CONFRATERNITÉ DES ÂMES SUPÉRIEURES
FÉVRIER 1875
Il est quelquefois désespérant, j’en conviens, de regarder une humanité pendant ses époques de crise. Il est désolant de la voir vicieuse, brutale, matérielle ; du haut des sommets atteints, on plaint sincèrement les êtres un peu plus purs, un peu plus grands que les autres et qui usent leur pouvoir et leurs forces à relever de la boue les malheureux qui s’y traînent.
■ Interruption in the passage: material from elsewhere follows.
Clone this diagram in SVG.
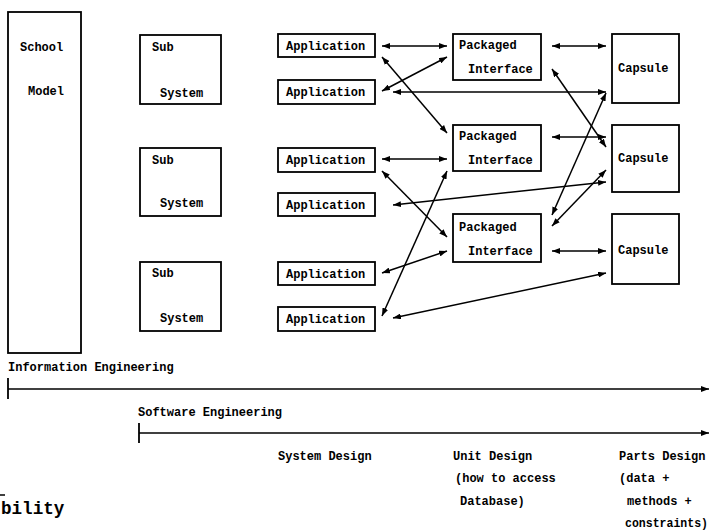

On serait tenté par moment de leur dire : à quoi bon ?.. Si, de ce regard spirituel qui plonge au-delà de la limite d’un monde, on n’apercevrait le progrès incessant sous toutes les formes.
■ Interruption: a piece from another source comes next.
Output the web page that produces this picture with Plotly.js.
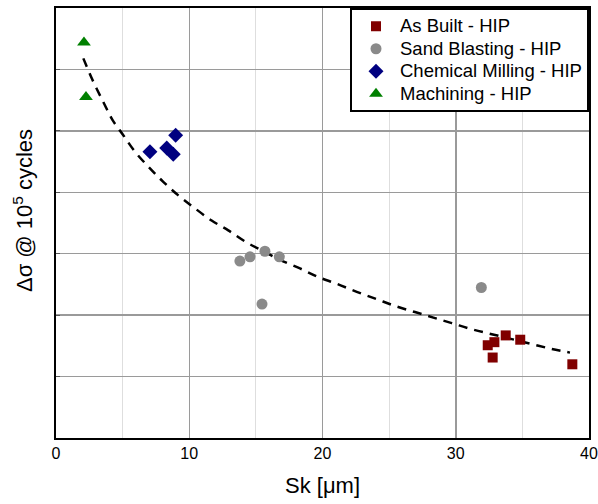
<!DOCTYPE html>
<html><head><meta charset="utf-8">
<script src="https://cdn.plot.ly/plotly-3.0.1.min.js"></script>
<style>html,body{margin:0;padding:0;background:#fff;}#chart{width:598px;height:504px;}</style>
</head><body><div id="chart"></div>
<script>
// As Built - HIP
const asBuiltX = [32.4, 32.9, 32.77, 33.75, 34.84, 38.75];
const asBuiltY = [1.51, 1.56, 1.31, 1.67, 1.60, 1.20];
// Sand Blasting - HIP
const sandX = [13.8, 14.56, 15.68, 16.76, 15.46, 31.92];
const sandY = [2.88, 2.95, 3.04, 2.95, 2.18, 2.45];
// Chemical Milling - HIP
const chemX = [7.05, 8.31, 8.8, 8.98];
const chemY = [4.66, 4.72, 4.62, 4.93];
// Machining - HIP
const machX = [2.1, 2.25];
const machY = [6.44, 5.55];
// Trend line
const fitX = [2.05, 2.80, 3.55, 4.26, 5.05, 5.93, 7.05, 8.05, 9.18, 10.30, 11.68, 12.93, 14.18, 15.56, 16.81, 18.31, 19.69, 21.07, 22.57, 24.07, 25.44, 26.94, 28.32, 29.70, 31.20, 32.70, 34.20, 35.70, 37.20, 38.57];
const fitY = [6.18, 5.80, 5.47, 5.17, 4.93, 4.66, 4.39, 4.17, 3.95, 3.76, 3.54, 3.38, 3.20, 3.04, 2.90, 2.76, 2.62, 2.51, 2.38, 2.26, 2.15, 2.05, 1.96, 1.87, 1.77, 1.69, 1.61, 1.53, 1.45, 1.39];
const xTicks = [0, 10, 20, 30, 40];
const seriesNames = ['As Built - HIP', 'Sand Blasting - HIP', 'Chemical Milling - HIP', 'Machining - HIP'];

const font = 'Liberation Sans, Arial, sans-serif';
const big = s => '<span style="font-size:18.5px">' + s + '</span>';
const traces = [
  {x: fitX, y: fitY, mode: 'lines', line: {color: '#000', width: 2.5, dash: '9px,7px', shape: 'spline'}, showlegend: false, hoverinfo: 'skip'},
  {x: asBuiltX, y: asBuiltY, mode: 'markers', name: big(seriesNames[0]), marker: {symbol: 'square', color: '#800000', size: 10}},
  {x: sandX, y: sandY, mode: 'markers', name: big(seriesNames[1]), marker: {symbol: 'circle', color: '#8a8a8a', size: 11}},
  {x: chemX, y: chemY, mode: 'markers', name: big(seriesNames[2]), marker: {symbol: 'diamond', color: '#000080', size: 11.5}},
  {x: machX, y: machY, mode: 'markers', name: big(seriesNames[3]), marker: {symbol: 'triangle-up', color: '#008000', size: 12}}
];
const layout = {
  width: 598, height: 504,
  margin: {l: 56, r: 9, t: 8, b: 66},
  paper_bgcolor: '#fff', plot_bgcolor: '#fff',
  font: {family: font, color: '#000', size: 16},
  showlegend: true,
  legend: {x: 1, y: 1, xanchor: 'right', yanchor: 'top', bgcolor: '#fff', bordercolor: '#000', borderwidth: 2,
           font: {family: font, size: 15, color: '#000'}, tracegroupgap: 0, itemwidth: 38},
  xaxis: {range: [0, 40], tickvals: xTicks, ticktext: xTicks.map(String), showgrid: true, gridcolor: '#9a9a9a', gridwidth: 1.5,
          minor: {dtick: 5, tick0: 0, showgrid: true, gridcolor: '#dedede', gridwidth: 1},
          zeroline: false, showline: true, linecolor: '#000', linewidth: 2, mirror: true, ticks: '',
          tickfont: {family: font, size: 16}, title: {text: 'Sk [μm]', font: {family: font, size: 22}, standoff: 16}},
  yaxis: {range: [0, 7], dtick: 1, tick0: 0, showticklabels: false, showgrid: true, gridcolor: '#9a9a9a', gridwidth: 1.5,
          zeroline: false, showline: true, linecolor: '#000', linewidth: 2, mirror: true, ticks: 'inside', ticklen: 4, tickcolor: '#555'},
  annotations: [{text: 'Δσ @ 10<sup>5</sup> cycles', xref: 'paper', yref: 'paper', x: -0.062, y: 0.53,
                 xanchor: 'center', yanchor: 'middle', textangle: -90, showarrow: false, font: {family: font, size: 22, color: '#000'}}]
};
Plotly.newPlot('chart', traces, layout, {displayModeBar: false, staticPlot: true});
</script>
</body></html>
Le dévouement se gagne et au lieu d’une plante stérile, c’est une main amie et quelquefois puissante que l’on vient tendre à ceux dont le travail parait si peu productif.
Vous trouvez votre humanité mauvaise, votre monde arriéré; il l’est en effet, pour vous surtout qui savez déjà vous détacher de la matière, il le parait encore davantage pour nous qui sommes plus gagés que vous, et cependant, nous qui en voyons en même temps un nombre incalculable de plus arriérés encore, nous sommes forcés de convenir que ce monde si pauvre qu’il soit est un monde en voie de progrès, un champ qui commence à verdir.
Hélas, spirites ou philosophes, vous avez à peine semé et nous vous entendons constamment parler de la récolte à faire comme si c’était une chose toute prochaine. Soyez dévoués jusqu’à l’impossible et sachez une chose : c’est que le vrai dévouement ne se compte pas, que ce n’est point pour vous que vous êtes sur la terre mais pour faire profiter autrui de vos douleurs et de vos travaux.
Le vrai levier du progrès c’est la solidarité et la récompense du travail accompli, c’est la liberté ! Vous y marchez, mais vous ne la tenez pas encore.
Proudhon.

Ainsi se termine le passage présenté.